*Records shown*.
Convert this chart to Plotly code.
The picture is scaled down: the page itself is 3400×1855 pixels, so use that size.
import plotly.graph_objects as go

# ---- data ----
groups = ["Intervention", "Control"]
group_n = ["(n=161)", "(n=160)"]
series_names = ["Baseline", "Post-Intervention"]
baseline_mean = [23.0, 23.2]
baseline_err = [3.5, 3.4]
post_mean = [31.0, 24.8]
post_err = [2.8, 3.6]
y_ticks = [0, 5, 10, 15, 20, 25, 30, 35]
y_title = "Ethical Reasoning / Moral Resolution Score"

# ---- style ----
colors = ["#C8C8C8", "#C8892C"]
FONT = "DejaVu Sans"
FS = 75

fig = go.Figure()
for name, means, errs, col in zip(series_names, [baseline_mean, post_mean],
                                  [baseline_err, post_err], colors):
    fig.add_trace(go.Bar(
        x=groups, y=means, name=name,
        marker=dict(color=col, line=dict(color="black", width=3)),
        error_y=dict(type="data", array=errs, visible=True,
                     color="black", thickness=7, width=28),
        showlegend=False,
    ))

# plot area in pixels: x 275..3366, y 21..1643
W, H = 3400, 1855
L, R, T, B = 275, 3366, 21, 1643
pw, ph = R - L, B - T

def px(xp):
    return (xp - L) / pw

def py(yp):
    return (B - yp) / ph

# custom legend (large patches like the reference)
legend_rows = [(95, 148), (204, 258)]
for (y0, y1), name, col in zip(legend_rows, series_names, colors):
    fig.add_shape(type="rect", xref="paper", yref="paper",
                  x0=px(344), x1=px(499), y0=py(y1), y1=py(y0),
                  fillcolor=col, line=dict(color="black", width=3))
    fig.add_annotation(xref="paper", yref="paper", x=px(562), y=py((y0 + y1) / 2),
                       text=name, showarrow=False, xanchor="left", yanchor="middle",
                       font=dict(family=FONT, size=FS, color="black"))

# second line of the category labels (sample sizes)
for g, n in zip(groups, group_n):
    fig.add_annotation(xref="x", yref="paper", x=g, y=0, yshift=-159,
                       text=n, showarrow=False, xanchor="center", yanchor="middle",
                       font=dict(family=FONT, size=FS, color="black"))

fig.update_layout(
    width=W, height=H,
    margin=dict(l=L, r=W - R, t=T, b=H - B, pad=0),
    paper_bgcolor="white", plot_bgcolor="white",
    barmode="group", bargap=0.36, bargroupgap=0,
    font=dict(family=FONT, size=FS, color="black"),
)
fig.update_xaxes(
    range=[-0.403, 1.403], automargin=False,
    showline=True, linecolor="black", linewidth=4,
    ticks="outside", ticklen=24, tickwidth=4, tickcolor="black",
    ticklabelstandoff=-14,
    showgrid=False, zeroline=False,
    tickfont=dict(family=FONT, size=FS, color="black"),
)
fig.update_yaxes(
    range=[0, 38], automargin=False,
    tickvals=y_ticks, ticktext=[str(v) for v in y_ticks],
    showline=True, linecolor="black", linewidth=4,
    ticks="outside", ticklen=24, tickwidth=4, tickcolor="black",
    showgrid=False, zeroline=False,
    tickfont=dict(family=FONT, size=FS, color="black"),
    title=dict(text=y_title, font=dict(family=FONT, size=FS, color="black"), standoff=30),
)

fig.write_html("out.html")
* * *
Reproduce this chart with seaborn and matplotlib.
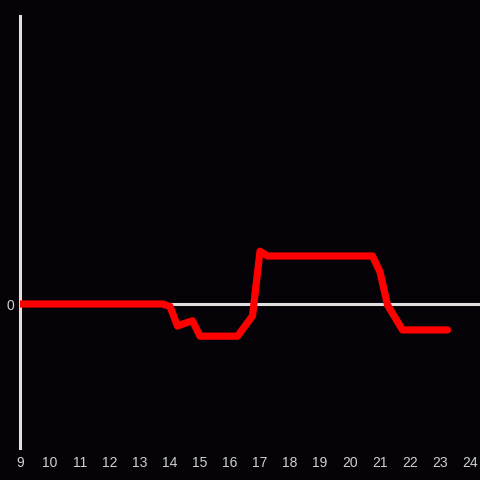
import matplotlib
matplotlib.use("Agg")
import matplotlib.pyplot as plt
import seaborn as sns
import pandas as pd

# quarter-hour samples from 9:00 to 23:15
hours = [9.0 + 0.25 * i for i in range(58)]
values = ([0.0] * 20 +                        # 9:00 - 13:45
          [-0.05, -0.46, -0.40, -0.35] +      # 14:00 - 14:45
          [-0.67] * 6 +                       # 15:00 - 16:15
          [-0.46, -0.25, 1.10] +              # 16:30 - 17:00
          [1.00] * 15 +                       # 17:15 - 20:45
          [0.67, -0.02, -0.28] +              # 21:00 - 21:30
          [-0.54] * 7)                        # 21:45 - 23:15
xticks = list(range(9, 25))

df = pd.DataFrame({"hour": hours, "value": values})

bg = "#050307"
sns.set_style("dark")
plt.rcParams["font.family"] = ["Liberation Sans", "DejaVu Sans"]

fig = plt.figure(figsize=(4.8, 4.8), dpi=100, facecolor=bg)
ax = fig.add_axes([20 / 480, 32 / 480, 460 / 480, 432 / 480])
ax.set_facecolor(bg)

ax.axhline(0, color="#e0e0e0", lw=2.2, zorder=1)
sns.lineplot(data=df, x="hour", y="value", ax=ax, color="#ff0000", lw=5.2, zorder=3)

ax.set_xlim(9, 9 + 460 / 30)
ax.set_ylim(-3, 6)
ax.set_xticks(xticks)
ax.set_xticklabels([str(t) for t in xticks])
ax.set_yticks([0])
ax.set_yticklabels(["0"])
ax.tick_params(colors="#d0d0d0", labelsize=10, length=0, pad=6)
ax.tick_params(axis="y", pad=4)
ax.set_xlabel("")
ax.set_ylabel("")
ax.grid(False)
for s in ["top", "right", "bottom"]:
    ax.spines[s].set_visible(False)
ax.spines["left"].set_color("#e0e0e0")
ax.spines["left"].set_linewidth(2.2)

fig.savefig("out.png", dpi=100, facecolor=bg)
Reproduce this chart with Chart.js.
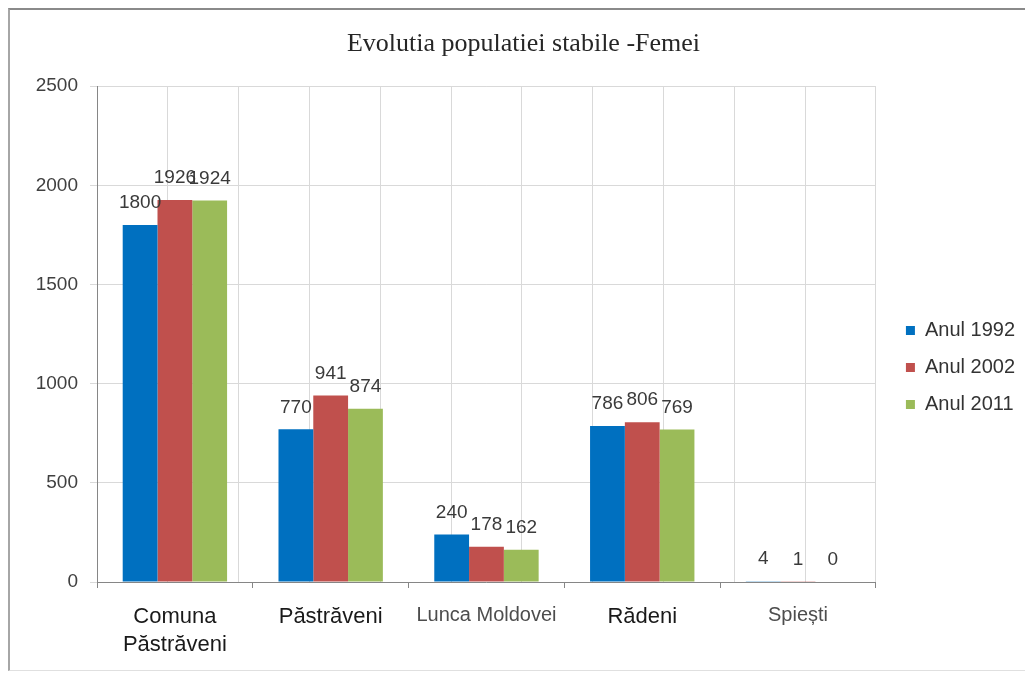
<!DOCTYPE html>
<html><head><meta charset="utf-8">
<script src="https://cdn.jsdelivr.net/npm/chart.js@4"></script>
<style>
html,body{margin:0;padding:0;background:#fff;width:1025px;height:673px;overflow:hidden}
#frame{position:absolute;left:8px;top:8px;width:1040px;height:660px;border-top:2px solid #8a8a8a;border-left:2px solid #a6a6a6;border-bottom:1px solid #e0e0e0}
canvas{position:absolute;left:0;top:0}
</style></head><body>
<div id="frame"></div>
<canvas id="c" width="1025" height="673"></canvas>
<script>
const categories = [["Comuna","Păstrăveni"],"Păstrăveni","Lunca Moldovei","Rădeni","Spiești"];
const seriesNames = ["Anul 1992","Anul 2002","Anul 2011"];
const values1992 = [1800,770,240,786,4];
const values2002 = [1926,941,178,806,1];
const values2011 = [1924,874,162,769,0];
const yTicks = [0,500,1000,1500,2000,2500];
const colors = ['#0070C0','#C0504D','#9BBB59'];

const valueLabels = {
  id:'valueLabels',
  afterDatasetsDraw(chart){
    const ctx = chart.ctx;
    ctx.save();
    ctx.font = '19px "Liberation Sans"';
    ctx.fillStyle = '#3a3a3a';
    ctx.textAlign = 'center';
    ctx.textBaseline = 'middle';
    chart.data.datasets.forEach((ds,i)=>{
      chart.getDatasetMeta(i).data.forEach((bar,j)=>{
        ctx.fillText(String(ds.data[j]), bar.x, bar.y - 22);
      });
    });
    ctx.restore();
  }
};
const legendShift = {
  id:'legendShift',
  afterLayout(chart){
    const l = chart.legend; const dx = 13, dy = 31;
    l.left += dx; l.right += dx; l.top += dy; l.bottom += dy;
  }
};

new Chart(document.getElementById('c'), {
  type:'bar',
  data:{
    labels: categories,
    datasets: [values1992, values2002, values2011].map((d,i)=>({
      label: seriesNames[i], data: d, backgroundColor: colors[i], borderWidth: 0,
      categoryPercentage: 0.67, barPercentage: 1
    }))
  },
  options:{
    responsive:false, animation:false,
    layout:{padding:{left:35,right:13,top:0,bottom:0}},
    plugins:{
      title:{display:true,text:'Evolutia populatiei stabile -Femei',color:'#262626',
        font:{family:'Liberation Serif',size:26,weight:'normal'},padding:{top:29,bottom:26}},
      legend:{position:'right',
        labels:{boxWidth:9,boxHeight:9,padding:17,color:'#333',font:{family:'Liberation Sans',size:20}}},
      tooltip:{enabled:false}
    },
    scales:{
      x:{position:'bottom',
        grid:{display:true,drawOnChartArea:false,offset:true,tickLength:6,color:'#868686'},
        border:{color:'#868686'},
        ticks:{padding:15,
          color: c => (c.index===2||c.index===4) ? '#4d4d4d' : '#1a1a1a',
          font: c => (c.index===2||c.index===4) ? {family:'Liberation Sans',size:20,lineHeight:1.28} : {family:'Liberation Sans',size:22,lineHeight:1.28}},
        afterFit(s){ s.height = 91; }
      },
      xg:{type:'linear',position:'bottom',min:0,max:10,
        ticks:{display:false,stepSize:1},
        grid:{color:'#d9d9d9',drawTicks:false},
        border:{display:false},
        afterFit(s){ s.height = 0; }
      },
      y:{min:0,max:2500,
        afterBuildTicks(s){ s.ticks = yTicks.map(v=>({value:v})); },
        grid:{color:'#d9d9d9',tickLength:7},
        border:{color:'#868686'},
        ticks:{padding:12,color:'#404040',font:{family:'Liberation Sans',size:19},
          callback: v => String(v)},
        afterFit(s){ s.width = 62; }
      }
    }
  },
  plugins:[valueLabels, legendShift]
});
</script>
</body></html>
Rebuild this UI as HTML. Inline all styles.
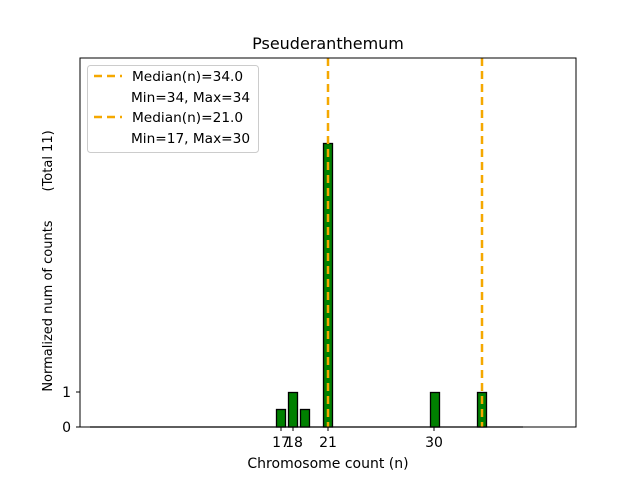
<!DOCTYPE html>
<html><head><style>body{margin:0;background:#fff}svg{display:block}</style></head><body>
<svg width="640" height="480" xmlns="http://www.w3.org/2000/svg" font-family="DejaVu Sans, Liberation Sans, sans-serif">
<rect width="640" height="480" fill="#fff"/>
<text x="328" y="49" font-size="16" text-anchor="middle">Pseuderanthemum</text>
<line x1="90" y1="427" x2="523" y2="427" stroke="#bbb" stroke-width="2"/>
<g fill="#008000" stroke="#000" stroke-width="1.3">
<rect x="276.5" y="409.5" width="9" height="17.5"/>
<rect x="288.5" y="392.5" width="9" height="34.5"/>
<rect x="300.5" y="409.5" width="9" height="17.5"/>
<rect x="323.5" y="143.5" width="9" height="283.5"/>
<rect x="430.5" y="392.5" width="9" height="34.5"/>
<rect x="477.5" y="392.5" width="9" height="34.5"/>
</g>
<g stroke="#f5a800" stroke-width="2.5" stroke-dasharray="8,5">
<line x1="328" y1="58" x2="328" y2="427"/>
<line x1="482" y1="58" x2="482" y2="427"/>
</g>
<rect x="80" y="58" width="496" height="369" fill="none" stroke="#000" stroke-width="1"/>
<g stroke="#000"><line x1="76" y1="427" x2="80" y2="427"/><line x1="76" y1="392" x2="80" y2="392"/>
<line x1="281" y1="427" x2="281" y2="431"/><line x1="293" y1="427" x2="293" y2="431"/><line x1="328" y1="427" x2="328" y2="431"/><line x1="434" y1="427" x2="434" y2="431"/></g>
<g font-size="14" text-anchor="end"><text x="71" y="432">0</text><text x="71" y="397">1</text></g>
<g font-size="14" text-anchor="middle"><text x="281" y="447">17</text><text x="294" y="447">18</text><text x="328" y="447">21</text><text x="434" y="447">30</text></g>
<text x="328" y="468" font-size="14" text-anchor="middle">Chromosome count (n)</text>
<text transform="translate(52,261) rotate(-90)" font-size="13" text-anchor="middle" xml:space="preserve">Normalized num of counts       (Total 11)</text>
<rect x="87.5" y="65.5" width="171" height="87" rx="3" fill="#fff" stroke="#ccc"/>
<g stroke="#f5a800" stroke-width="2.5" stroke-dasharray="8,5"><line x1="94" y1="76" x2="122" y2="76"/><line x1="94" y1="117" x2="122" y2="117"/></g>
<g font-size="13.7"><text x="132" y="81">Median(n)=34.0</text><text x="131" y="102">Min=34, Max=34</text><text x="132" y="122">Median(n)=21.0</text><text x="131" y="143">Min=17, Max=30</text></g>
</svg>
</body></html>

*Task goal*. The line containing "Convert this chart to Plotly code." opens the part, and the line containing "import plotly.graph_objects as go" closes it. Output that part exactly, with both, and only that.

*Written answer*.
Convert this chart to Plotly code.
The picture is scaled down: the page itself is 3400×1855 pixels, so use that size.
import plotly.graph_objects as go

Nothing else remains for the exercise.